In this section, we conduct simple numerical experiments to verify our theoretical results for both full-information and bandit feedback settings.

\subsection{Settings}
We run the simulation on a variant of the standard benchmark for tabular MDP:  ``RiverSwim'' \citep{strehl2008analysis,osband2013more}, illustrated in Fig~\ref{fig: RiverSwim}. 
Briefly speaking, the environment consists of six states and two actions ``left'' and ``right'', i.e., $\statesize = 6$ and $\actionsize = 2$.
Before an episode $\episode$ starts, we decide the loss function $\loss_\episode$ as below.
For any state and action ``left'', the loss is sampled from a normal distribution $\cN\rbr{\mu,\sigma}$ with $\mu=0.7,\sigma=0.25$, and for any state and action ``right'', the loss is sampled from a normal distribution $\cN\rbr{\mu,\sigma}$ with $\mu=0.3,\sigma=0.25$.
Each episode is reset every $\horizontotal = 20$ steps.
In each episode, the agent starts from the left side and executes its policy.
At each step of episode $\episode$, if the agent chooses the action ``left'', it will always succeed. 
Otherwise, it may fail.
Note that the independently identical distributed losses are also one kind of adversarial environment setting, which is valid for our problem setting.
Besides, this environment is actually an episodic adversarial MDP model, which is a specific instance of our loop-free adversarial MDP model.

\begin{figure}[!htbp]
  \centering
  \includegraphics[width=0.8\textwidth]{AISTATS2024/figs/AMDPRiverSwim.png}
  \caption{Modified RiverSwim MDP -- solid and dotted arrows denote the transitions under actions ``right'' and ``left'', respectively.}
  \label{fig: RiverSwim}
\end{figure}

\subsection{Results}
We evaluate both Private-UC-O-REPS under full-information setting and Private Bounded Bandit UC-O-REPS under bandit feedback setting, using different privacy budget $\pripara$ under constraints of JDP and LDP, and also compare them with the corresponding non-private algorithms UC-O-REPS \citep{rosenberg2019onlineamdp} and Bounded Bandit UC-O-REPS \citep{rosenberg2019onlinessp}, respectively.
We set $\alpha=0.01$ for Private Bounded bandit UC-O-REPS.
Besides, we set all the parameters in our proposed algorithms as the same order as the theoretical results and tune the learning rate $\FTRLpara$ and the scaling of the confidence interval.
We run 5-20? independent experiments, each consisting of $\episodetotal = 10^4$ episodes.
We plot the average cumulative regret along with the standard deviation for each setting, as shown in Fig. 

\begin{figure}[!htbp]
\centering
\begin{subfigure}{0.46\textwidth}
  \includegraphics[width=\linewidth]{AISTATS2024/figs/111.jpg}  
  % \caption{Put your sub-caption here}
  \label{fig:Private-UC-O-REPS}
\end{subfigure}
\begin{subfigure}{0.46\textwidth}
  \includegraphics[width=\linewidth]{AISTATS2024/figs/222.jpg}  
  % \caption{Put your sub-caption here}
  \label{fig: Private Bounded Bandit UC-O-REPS}
\end{subfigure}
\caption{Cumulative regret vs.

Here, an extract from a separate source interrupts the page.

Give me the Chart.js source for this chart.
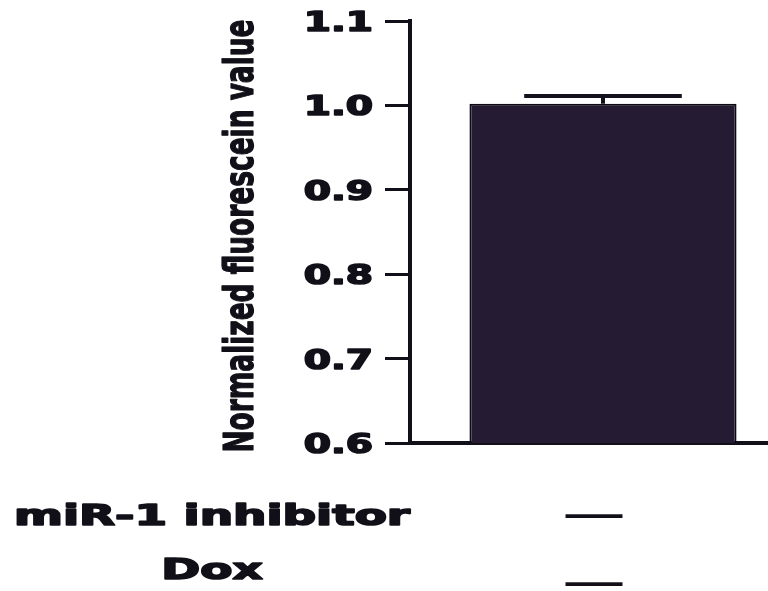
<!DOCTYPE html>
<html>
<head>
<meta charset="utf-8">
<script src="https://cdn.jsdelivr.net/npm/chart.js@4.4.1/dist/chart.umd.min.js"></script>
<style>
  html, body { margin: 0; padding: 0; background: #ffffff; overflow: hidden; }
  #wrap { width: 768px; height: 591px; overflow: hidden; position: relative; }
  canvas { display: block; }
</style>
</head>
<body>
<div id="wrap"><canvas id="c" width="796" height="591"></canvas></div>
<script>
// ---- data ----
const categories = ['miR-1 inhibitor − / Dox −'];
const rowLabels = ['miR-1 inhibitor', 'Dox'];
const treatments = [['—', '—']];          // per category, in rowLabels order
const means = [1.002];
const errors = [0.009];
const yTickLabels = ['0.6', '0.7', '0.8', '0.9', '1.0', '1.1'];
const yTitle = 'Normalized fluorescein value';

const INK = '#111018';

function heavyText(ctx, s, x, y, w) {
  ctx.lineWidth = w;
  ctx.lineJoin = 'round';
  ctx.strokeText(s, x, y);
  ctx.fillText(s, x, y);
}

const overlay = {
  id: 'overlay',
  afterDatasetsDraw(chart) {
    const ctx = chart.ctx, xs = chart.scales.x, ys = chart.scales.y;
    const meta = chart.getDatasetMeta(0);
    ctx.save();
    ctx.strokeStyle = '#15101d';
    ctx.lineWidth = 4;
    means.forEach((m, i) => {
      const px = xs.getPixelForValue(i);
      const top = ys.getPixelForValue(m + errors[i]);
      const mid = ys.getPixelForValue(m);
      const half = meta.data[i].width * 0.295;
      ctx.beginPath();
      ctx.moveTo(px, mid); ctx.lineTo(px, top);
      ctx.moveTo(px - half, top); ctx.lineTo(px + half, top);
      ctx.stroke();
    });
    ctx.restore();
  },
  afterDraw(chart) {
    const ctx = chart.ctx, xs = chart.scales.x, ys = chart.scales.y;
    const area = chart.chartArea;
    ctx.save();
    ctx.fillStyle = INK;
    ctx.strokeStyle = INK;

    // y tick labels
    ctx.font = 'bold 27px "DejaVu Sans", sans-serif';
    ctx.textAlign = 'right';
    ctx.textBaseline = 'alphabetic';
    yTickLabels.forEach(t => {
      const py = ys.getPixelForValue(parseFloat(t));
      const mt = ctx.measureText(t);
      const asc = mt.actualBoundingBoxAscent, desc = mt.actualBoundingBoxDescent;
      ctx.save();
      ctx.translate(area.left - 25 - 12, py + (asc - desc) / 2);
      ctx.scale(1.45, 1);
      heavyText(ctx, t, 0, 0, 1.6);
      ctx.restore();
    });

    // y title (condensed, rotated)
    ctx.font = 'bold 41px "Liberation Sans Narrow", "DejaVu Sans Condensed", sans-serif';
    const tw = ctx.measureText(yTitle).width;
    ctx.save();
    ctx.translate(253, 236);
    ctx.rotate(-Math.PI / 2);
    ctx.scale(433 / tw, 1);
    ctx.textAlign = 'center';
    ctx.textBaseline = 'alphabetic';
    heavyText(ctx, yTitle, 0, 0, 1.2);
    ctx.restore();

    // row labels
    ctx.font = 'bold 28px "DejaVu Sans", sans-serif';
    const sx = 396 / ctx.measureText(rowLabels[0]).width;
    const rowBase = [area.bottom + 82, area.bottom + 136];
    ctx.textAlign = 'center';
    rowLabels.forEach((lab, r) => {
      ctx.save();
      ctx.translate(212, rowBase[r]);
      ctx.scale(sx, 1);
      heavyText(ctx, lab, 0, 0, 1.6);
      ctx.restore();
    });

    // treatment marks under each bar
    ctx.font = '57px "Liberation Sans", sans-serif';
    ctx.textAlign = 'center';
    const rowMid = [area.bottom + 73, area.bottom + 141];
    treatments.forEach((rows, i) => {
      const px = xs.getPixelForValue(i) - 9;
      rows.forEach((s, r) => {
        const mt = ctx.measureText(s);
        const asc = mt.actualBoundingBoxAscent, desc = mt.actualBoundingBoxDescent;
        ctx.fillText(s, px, rowMid[r] + (asc - desc) / 2);
      });
    });
    ctx.restore();
  }
};

new Chart(document.getElementById('c'), {
  type: 'bar',
  data: {
    labels: categories,
    datasets: [{
      data: means,
      backgroundColor: '#251b33',
      borderColor: '#0e0a14',
      borderWidth: 2,
      borderSkipped: 'bottom',
      categoryPercentage: 1.0,
      barPercentage: 0.692
    }]
  },
  options: {
    responsive: false,
    animation: false,
    devicePixelRatio: 1,
    layout: { padding: { top: 21, right: 0, bottom: 0, left: 0 } },
    plugins: { legend: { display: false }, tooltip: { enabled: false } },
    scales: {
      x: {
        ticks: { display: false },
        grid: { display: true, drawOnChartArea: false, drawTicks: false, color: 'rgba(0,0,0,0)' },
        border: { display: true, color: INK, width: 4 },
        afterFit(s) { s.height = 148; }
      },
      y: {
        min: 0.6, max: 1.1,
        ticks: { display: false, stepSize: 0.1 },
        grid: { display: true, drawOnChartArea: false, drawTicks: true, tickLength: 25, tickWidth: 3, tickColor: INK },
        border: { display: true, color: INK, width: 4 },
        afterFit(s) { s.width = 410; }
      }
    }
  },
  plugins: [overlay]
});
</script>
</body>
</html>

Episode under Private-UC-O-REPS and Private Bounded Bandit UC-O-REPS}
\label{fig: Simulation}
\end{figure}

As indicated by our theoretical analysis, in both the full-information and bandit feedback settings, non-private algorithms demonstrate the best performance, and the privacy cost, particularly under JDP requirements, becomes nearly negligible as the number of episodes increases. 
However, within the constraints of LDP, the cost of privacy remains notably high, requiring an extended period for the algorithm to converge to near-optimal policies.
Moreover, it's important to highlight that the cost of privacy intensifies as the protection level increases, signifying a decrease in $\pripara$. 
Additionally, the results confirm that performance is adversely affected due to the limited information available in the bandit setting as compared to the full-information setting.
These findings reaffirm the consistency of our simulation results with our theoretical analyses.